Why do you think the bunny ran away from us? You think it’s because he was scared, huh? I think you might be right. I think the bunny was scared of us.
4. Read an Age-Appropriate Book
Infants: Board books with one or two words on a page accompanied by a picture
Toddlers: Board books or indestructible books with a few words on a page
Preschoolers: Books with many words and accompanying pictures
5. Label People, Places and Things
Book, bottle, paci, blankie, car, giraffe, Aunt Susan, mommy, daddy…
6. Sings Songs…Repeat!
Baa Baa Black Sheep
The Itsy Bitsy Spider
Twinkle Twinkle Little Star
Mary Had a Little Lamb
7. Label Emotions
Oh, look at that angry face! You got so mad when the car didn’t do what you wanted it to.

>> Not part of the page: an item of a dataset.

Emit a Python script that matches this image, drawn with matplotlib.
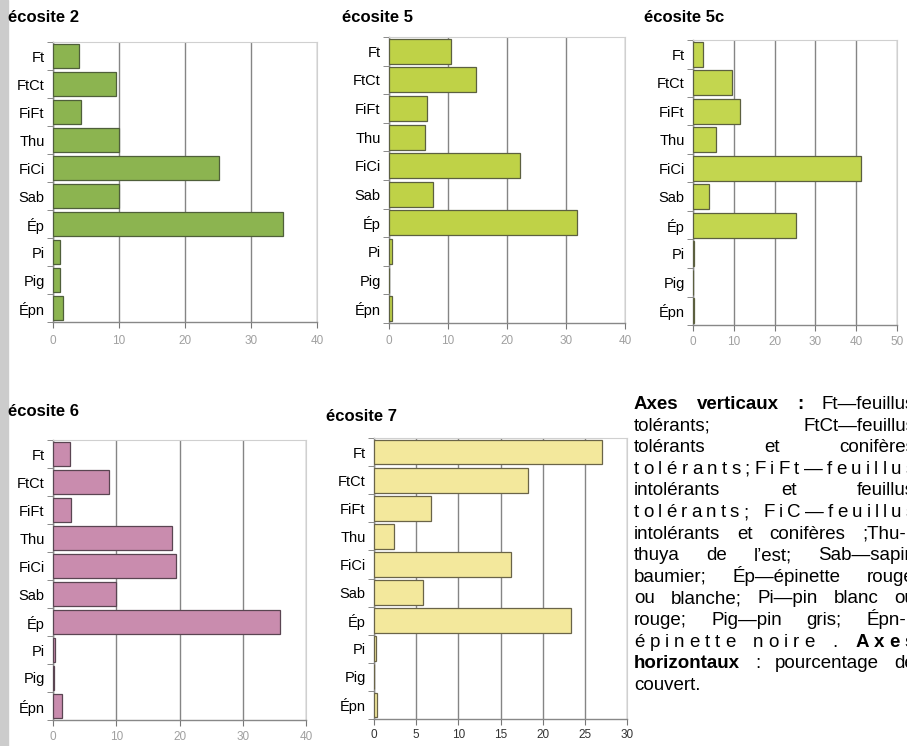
import numpy as np
import matplotlib
matplotlib.use("Agg")
import matplotlib.pyplot as plt
from matplotlib.patches import Rectangle

W, H = 907, 746
FF = ['Liberation Sans', 'DejaVu Sans']
plt.rcParams['font.family'] = FF

# data ------------------------------------------------------------
cats = ['Ft', 'FtCt', 'FiFt', 'Thu', 'FiCi', 'Sab', 'Ép', 'Pi', 'Pig', 'Épn']

eco2 = [3.9, 9.5, 4.2, 10.0, 25.1, 10.0, 34.9, 1.0, 1.0, 1.5]
eco5 = [10.5, 14.8, 6.4, 6.1, 22.2, 7.4, 31.9, 0.45, 0.05, 0.55]
eco5c = [2.5, 9.5, 11.6, 5.7, 41.2, 3.9, 25.3, 0.3, 0.0, 0.3]
eco6 = [2.7, 8.9, 2.9, 18.8, 19.4, 9.95, 35.9, 0.35, 0.1, 1.5]
eco7 = [27.0, 18.3, 6.8, 2.4, 16.2, 5.8, 23.4, 0.2, 0.0, 0.35]

titles = ['écosite 2', 'écosite 5', 'écosite 5c', 'écosite 6', 'écosite 7']
xticks2 = [0, 10, 20, 30, 40]
xticks5c = [0, 10, 20, 30, 40, 50]
xticks7 = [0, 5, 10, 15, 20, 25, 30]

# panel layout in pixels: left, top, right, bottom / title x, y / label pad
panels = [
    (eco2, titles[0], (53, 42, 317, 322), (8, 18), xticks2, 40, '#8cb450', '#4f5f3a', '#a0a0a0', 5),
    (eco5, titles[1], (389, 37, 625, 323), (342, 18), xticks2, 40, '#bfd247', '#5c6040', '#a0a0a0', 5),
    (eco5c, titles[2], (693, 40, 897, 325), (644, 18), xticks5c, 50, '#c3d64f', '#5c6040', '#a0a0a0', 4),
    (eco6, titles[3], (53, 440, 306, 720), (8, 412), xticks2, 40, '#c98cae', '#5a4552', '#a0a0a0', 4),
    (eco7, titles[4], (374, 438, 627, 719), (326, 416), xticks7, 30, '#f3e89c', '#6a6448', '#333333', 3),
]

fig = plt.figure(figsize=(W / 100, H / 100), dpi=100)
fig.patches.append(Rectangle((0, 0), 8 / W, 1, transform=fig.transFigure,
                             color='#cccccc', zorder=0))

for vals, title, (l, t, r, b), (tx, ty), ticks, xmax, fc, ec, tcol, lpad in panels:
    ax = fig.add_axes([l / W, 1 - b / H, (r - l) / W, (b - t) / H])
    y = np.arange(len(cats))
    ax.barh(y, vals, height=0.88, color=fc, edgecolor=ec, linewidth=0.9, zorder=3)
    ax.set_ylim(len(cats) - 0.5, -0.5)
    ax.set_xlim(0, xmax)
    ax.set_xticks(ticks)
    ax.set_xticklabels([str(v) for v in ticks], color=tcol, fontsize=8.5)
    ax.grid(axis='x', color='#858585', linewidth=1.0, zorder=0)
    ax.set_yticks(y)
    ax.set_yticklabels(cats, fontsize=10.5)
    ax.set_yticks(np.arange(-0.5, len(cats), 1), minor=True)
    ax.tick_params(axis='y', which='major', length=0, pad=6)
    ax.tick_params(axis='y', which='minor', length=4, color='#777777', direction='out')
    ax.tick_params(axis='x', length=4, color='#777777', pad=lpad)
    for s in ['left', 'bottom']:
        ax.spines[s].set_color('#888888')
        ax.spines[s].set_linewidth(1.0)
    for s in ['top', 'right']:
        ax.spines[s].set_color('#d0d0d0')
        ax.spines[s].set_linewidth(0.8)
    fig.text(tx / W, 1 - ty / H, title, fontsize=12, fontweight='bold',
             ha='left', va='center')

# justified legend text -------------------------------------------
text_lines = [
    ([('Axes', True), ('verticaux', True), (':', True), ('Ft—feuillus', False)], 'w', 915),
    ([('tolérants;', False), ('FtCt—feuillus', False)], 'w', 915),
    ([('tolérants', False), ('et', False), ('conifères', False)], 'w', 915),
    ([('tolérants;FiFt—feuillus', False)], 'c', 915),
    ([('intolérants', False), ('et', False), ('feuillus', False)], 'w', 915),
    ([('tolérants;', False), ('FiC—feuillus', False)], 'c', 915),
    ([(w, False) for w in 'intolérants et conifères ;Thu-'.split()], 'w', 906),
    ([(w, False) for w in 'thuya de l’est; Sab—sapin'.split()], 'w', 915),
    ([(w, False) for w in 'baumier; Ép—épinette rouge'.split()], 'w', 915),
    ([(w, False) for w in 'ou blanche; Pi—pin blanc ou'.split()], 'w', 915),
    ([(w, False) for w in 'rouge; Pig—pin gris; Épn-'.split()], 'w', 906),
    ([('épinette', False), ('noire', False), ('.', False), ('Axes', True)], 'c', 915),
    ([('horizontaux', True), (':', False), ('pourcentage', False), ('de', False)], 'w', 915),
    ([('couvert.', False)], 'l', 915),
]

fs = 13.5
x_left = 634
rend = fig.canvas.get_renderer()


def twidth(s, bold):
    tt = fig.text(0, 0, s, fontsize=fs, fontweight='bold' if bold else 'normal')
    wpx = tt.get_window_extent(rend).width
    tt.remove()
    return wpx


space_w = twidth('a a', False) - twidth('aa', False)

for i, (segs, mode, x_right) in enumerate(text_lines):
    base = 409 + i * 21.6
    yy = 1 - base / H
    if mode == 'l':
        x = x_left
        for wd, bold in segs:
            fig.text(x / W, yy, wd, fontsize=fs, fontweight='bold' if bold else 'normal',
                     ha='left', va='baseline')
            x += twidth(wd, bold) + space_w
    elif mode == 'w':
        widths = [twidth(wd, bold) for wd, bold in segs]
        gap = (x_right - x_left - sum(widths)) / max(len(segs) - 1, 1)
        x = x_left
        for (wd, bold), wpx in zip(segs, widths):
            fig.text(x / W, yy, wd, fontsize=fs, fontweight='bold' if bold else 'normal',
                     ha='left', va='baseline')
            x += wpx + gap
    else:
        # letter spaced justification
        chars = []
        for k, (wd, bold) in enumerate(segs):
            for j, ch in enumerate(wd):
                chars.append((ch, bold, k > 0 and j == 0))
        widths = [twidth(ch, bold) for ch, bold, _ in chars]
        nword = sum(1 for c in chars if c[2])
        ninner = len(chars) - 1 - nword
        extra = x_right - x_left - sum(widths) - nword * space_w
        unit = extra / (ninner + 2.5 * nword)
        x = x_left
        for (ch, bold, newword), wpx in zip(chars, widths):
            if newword:
                x += space_w + 1.5 * unit
            fig.text(x / W, yy, ch, fontsize=fs, fontweight='bold' if bold else 'normal',
                     ha='left', va='baseline')
            x += wpx + unit

fig.savefig('out.png', dpi=100)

You have so many tears coming down your face. You were sad when I left the room, but now that I’m back you are smiling.
Owie! I stubbed my toe on the couch! That hurt and made my face look very angry!
8. Use Child’s Name in a Sentence or Song
There were 10 in the bed and Lucy said, roll over, roll over…
Where’s Dillon? Are you hiding from me, Dillon? Come out, come out wherever you are, Dillon!
Let’s get Henry’s diaper changed and give Henry some breakfast!
9. Use Baby Sign Language
10. Play Language Games
Hannah, Hannah bo Bannah, Banana Fannah fo Fannah, mi my mo mannah….Hannah!
I spy with my little eye, a…red firetruck!
Simon says, wiggle your toes!
Mother May I or What Time is It Mr. Shark?
These tips are meant to be a starting point for parents who are unsure of what to say to their child. Once parents have used these 10 tips with their kids, talking should come more naturally and the discomfort of talking to a child who isn’t yet able to talk back or communicate fluently will diminish over time.
The important thing to remember is that just because a child is preverbal doesn’t mean she can’t understand what you are saying. The more you talk to your preverbal child, the more likely it is that she will be fluently speaking to you in her toddler and preschool years, and the more likely it is that she’ll have the foundation for the language skills she’ll need in school…and beyond!